Monday, May 22, 2017

CONVERSION


CONVERSION

            I grew up in the slavery-and-racism drenched delta of the Mississippi River on the Arkansas side.  I learned that slavery and racism and Christianity could go well together, because all God really cared about was my conversion to claim Jesus Christ as my Lord and Savior in order to go to heaven when I died.  I wanted so much to find that conversion, and even though I was a believer in that tapestry of race and the white Christ, I could never get the feeling – there was always something nagging at me.  As I look back now, I’d like to think that it was the ragged black Jesus, lurking behind the trees, to borrow from Flannery O’Connor’s powerful metaphor in “Wise Blood.” 

            I’ve come to believe that I have had many conversions and will yet have more.  For me, that term describes where I am opened up to a new reality that I had previously missed – missed because of my captivity or anxiety or inattentiveness.  I want to describe one of those conversions in this week’s blog.  I had begun to be converted on race and gender, but I was still feeling unsettled on sexual orientation.  As I began to move away from the individualistic, repressive Christianity of my youth, I had adopted a “don’t ask, don’t tell” approach to sexual orientation – just leave the bedroom as a private issue.   But, then I went on the road to Damascus, even though I did not know I was on the journey.

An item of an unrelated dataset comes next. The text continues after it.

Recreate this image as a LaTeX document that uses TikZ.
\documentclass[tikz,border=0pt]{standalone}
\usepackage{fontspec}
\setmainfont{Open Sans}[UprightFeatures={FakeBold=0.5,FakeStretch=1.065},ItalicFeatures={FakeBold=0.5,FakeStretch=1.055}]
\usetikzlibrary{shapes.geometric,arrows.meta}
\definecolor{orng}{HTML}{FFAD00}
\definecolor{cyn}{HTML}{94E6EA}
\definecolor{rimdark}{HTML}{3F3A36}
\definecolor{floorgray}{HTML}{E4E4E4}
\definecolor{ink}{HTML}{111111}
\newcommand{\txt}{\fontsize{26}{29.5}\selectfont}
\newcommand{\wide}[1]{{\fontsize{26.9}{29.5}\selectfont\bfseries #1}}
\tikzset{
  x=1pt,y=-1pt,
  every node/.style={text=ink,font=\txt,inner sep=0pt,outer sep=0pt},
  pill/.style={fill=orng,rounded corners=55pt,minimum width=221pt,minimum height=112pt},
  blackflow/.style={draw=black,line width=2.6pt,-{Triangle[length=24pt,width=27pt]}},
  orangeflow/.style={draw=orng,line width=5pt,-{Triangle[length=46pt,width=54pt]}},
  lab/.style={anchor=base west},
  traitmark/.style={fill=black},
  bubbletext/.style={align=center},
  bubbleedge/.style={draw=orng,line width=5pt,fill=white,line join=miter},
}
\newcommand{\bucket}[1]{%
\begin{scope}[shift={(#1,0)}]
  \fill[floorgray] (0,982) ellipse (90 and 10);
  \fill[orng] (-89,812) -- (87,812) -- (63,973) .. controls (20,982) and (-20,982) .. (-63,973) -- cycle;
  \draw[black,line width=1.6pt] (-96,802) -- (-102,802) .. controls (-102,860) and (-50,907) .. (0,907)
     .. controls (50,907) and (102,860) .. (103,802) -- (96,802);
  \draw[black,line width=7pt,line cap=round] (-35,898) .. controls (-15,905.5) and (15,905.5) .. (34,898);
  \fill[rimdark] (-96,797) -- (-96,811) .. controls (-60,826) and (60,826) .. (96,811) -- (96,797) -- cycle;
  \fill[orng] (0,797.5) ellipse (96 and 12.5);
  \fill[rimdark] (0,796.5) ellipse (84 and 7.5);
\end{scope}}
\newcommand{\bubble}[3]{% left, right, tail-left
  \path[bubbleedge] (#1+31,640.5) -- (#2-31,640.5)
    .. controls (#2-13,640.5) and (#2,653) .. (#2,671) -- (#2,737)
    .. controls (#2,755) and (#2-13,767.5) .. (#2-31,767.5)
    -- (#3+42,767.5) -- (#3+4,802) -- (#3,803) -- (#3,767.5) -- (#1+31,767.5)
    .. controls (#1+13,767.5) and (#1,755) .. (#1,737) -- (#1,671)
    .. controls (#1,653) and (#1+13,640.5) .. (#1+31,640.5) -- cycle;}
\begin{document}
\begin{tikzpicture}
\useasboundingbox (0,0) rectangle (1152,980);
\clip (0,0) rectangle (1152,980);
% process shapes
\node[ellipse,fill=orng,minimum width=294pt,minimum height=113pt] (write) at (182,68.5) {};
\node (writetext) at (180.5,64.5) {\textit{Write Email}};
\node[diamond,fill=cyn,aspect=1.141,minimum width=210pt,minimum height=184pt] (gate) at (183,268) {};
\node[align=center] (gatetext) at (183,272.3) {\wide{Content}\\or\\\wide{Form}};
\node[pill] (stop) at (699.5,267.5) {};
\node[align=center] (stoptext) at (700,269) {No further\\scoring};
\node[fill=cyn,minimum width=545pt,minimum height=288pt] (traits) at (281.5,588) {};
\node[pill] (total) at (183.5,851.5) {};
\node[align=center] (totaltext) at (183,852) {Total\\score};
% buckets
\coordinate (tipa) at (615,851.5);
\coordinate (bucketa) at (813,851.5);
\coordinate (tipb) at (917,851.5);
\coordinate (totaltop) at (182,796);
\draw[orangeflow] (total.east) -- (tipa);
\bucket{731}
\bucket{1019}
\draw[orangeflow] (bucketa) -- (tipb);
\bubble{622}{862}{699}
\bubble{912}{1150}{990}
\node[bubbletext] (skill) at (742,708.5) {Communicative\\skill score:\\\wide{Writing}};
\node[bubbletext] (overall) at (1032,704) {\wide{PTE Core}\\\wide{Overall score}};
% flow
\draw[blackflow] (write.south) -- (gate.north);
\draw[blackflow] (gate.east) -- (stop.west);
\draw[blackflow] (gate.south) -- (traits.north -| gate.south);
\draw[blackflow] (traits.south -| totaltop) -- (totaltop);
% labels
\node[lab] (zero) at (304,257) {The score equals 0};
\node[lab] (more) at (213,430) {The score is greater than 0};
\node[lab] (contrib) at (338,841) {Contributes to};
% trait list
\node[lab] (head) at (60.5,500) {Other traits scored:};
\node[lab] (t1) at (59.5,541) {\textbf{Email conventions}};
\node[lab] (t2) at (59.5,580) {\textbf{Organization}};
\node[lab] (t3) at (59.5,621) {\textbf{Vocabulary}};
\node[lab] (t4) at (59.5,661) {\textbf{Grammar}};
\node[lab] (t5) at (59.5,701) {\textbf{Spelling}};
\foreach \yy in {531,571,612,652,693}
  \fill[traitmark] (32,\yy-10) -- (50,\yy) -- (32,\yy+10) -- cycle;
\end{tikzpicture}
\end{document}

            In 1975, Caroline and I were the first clergy couple to serve as pastors of a local church in the former southern Presbyterian church (PCUS), and our church, St. Columba Presbyterian, was in Norfolk, Virginia.  It was a 12 member church in a low-income apartment complex and was a mission project of Norfolk Presbytery.  We began to build the congregation and the community ministry, and we had new folks show up for worship and work.  One of those was an impressive woman who embodied Christian leadership and love and a commitment to justice and mercy.  After a couple of years of her being a member of the church, the Nominating Committee decided to ask her to serve as an elder in the church.  I called her up to ask her to allow her name to be brought to the congregation, and she responded by asking to come talk to me about being an elder.   One of her great qualities was humility, so I assumed that I would only need to convince her to say “yes.” 

            She came in to my office to give me a shock:  “Nibs, I can’t be ordained as an elder because I am a lesbian, and I know that is not approved in the Presbyterian Church. I don’t even think that God approves of me.”  All my stereotypes flew before me – she was married to a man and had two children;  she looked like a regular “housewife,” and she did not fit my idea of lesbians at all.  I asked her when she first decided to be attracted to women, and with her usual sense of humor, she replied: “About the same age as you did.”  I replied to her, “Well, I didn’t decide to be attracted to women – it just came over me...."  and I caught myself in mid-sentence.  She was wired that way, and so was I.  And, like the apostle Paul, the scales fell from my eyes.  I thought to myself:  “if God would reject someone like Amy, who is one of the few saints that I have ever met, then I have the wrong idea of God and the wrong orientation on this issue.”  So, I changed in my heart, right then and there, and I then replied:  “Amy, we’d be glad to have you as a leader of this congregation, if you will say “yes.”  She said “yes,” and the Session ordained her in 1978, and we’ve been doing it ever since then.   No second-class church membership allowed.

            I still don’t understand same gender attraction, but I don’t understand electricity either, or my opposite gender attraction.   That is to say that Amy’s witness made it clear to me that God had created her to be attracted to the same gender, and if that was the case, who was I to say “no?”  This idea has become much more complicated with LGBTQ issues, but I am glad to be in the middle of those also, and I am glad that we have been supportive of those seeking to affirm that they are children of God when the church and so many others have told them that they are an abomination.

            As the popular phrase now goes, this is what conversion looks like, and I’m still on the road, but I’m glad to be on it.